# Optimal Prediction Using Expert Advice and Randomized Littlestone Dimension

A classical result in online learning characterizes the optimal mistake bound achievable by deterministic learners using the Littlestone dimension (Littlestone '88). We prove an analogous result for randomized learners: we show that the optimal expected mistake bound in learning a class $\mathcal{H}$ equals its randomized Littlestone dimension, which is the largest $d$ for which there exists a tree shattered by $\mathcal{H}$ whose average depth is $2d$. We further study optimal mistake bounds in the agnostic case, as a function of the number of mistakes made by the best function in $\mathcal{H}$, denoted by $k$. We show that the optimal randomized mistake bound for learning a class with Littlestone dimension $d$ is $k + \Theta (\sqrt{k d} + d )$. This also implies an optimal deterministic mistake bound of $2k + \Theta(d) + O(\sqrt{k d})$, thus resolving an open question which was studied by Auer and Long ['99]. As an application of our theory, we revisit the classical problem of prediction using expert advice: about 30 years ago Cesa-Bianchi, Freund, Haussler, Helmbold, Schapire and Warmuth studied prediction using expert advice, provided that the best among the $n$ experts makes at most $k$ mistakes, and asked what are the optimal mistake bounds. Cesa-Bianchi, Freund, Helmbold, and Warmuth ['93, '96] provided a nearly optimal bound for deterministic learners, and left the randomized case as an open problem.

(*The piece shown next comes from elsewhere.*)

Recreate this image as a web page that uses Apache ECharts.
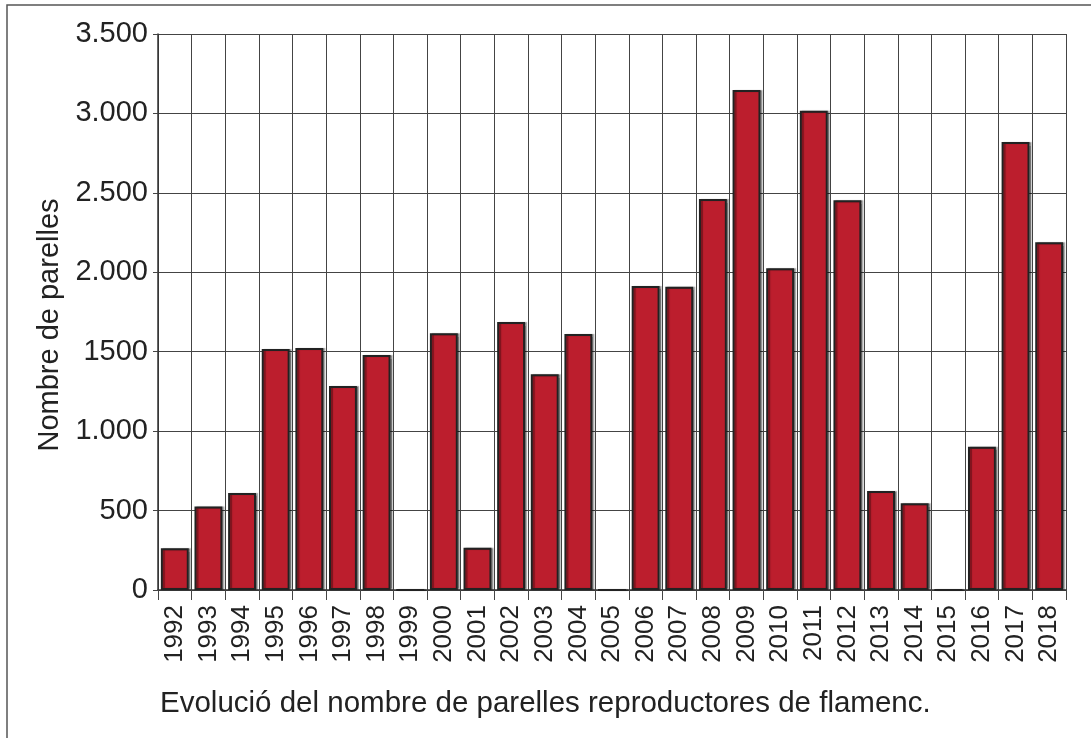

We resolve this question by providing an optimal learning rule in the randomized case, and showing that its expected mistake bound equals half of the deterministic bound of Cesa-Bianchi et al. ['93,'96], up to negligible additive terms. In contrast with previous works by Abernethy, Langford, and Warmuth ['06], and by Br\^anzei and Peres ['19], our result applies to all pairs $n,k$.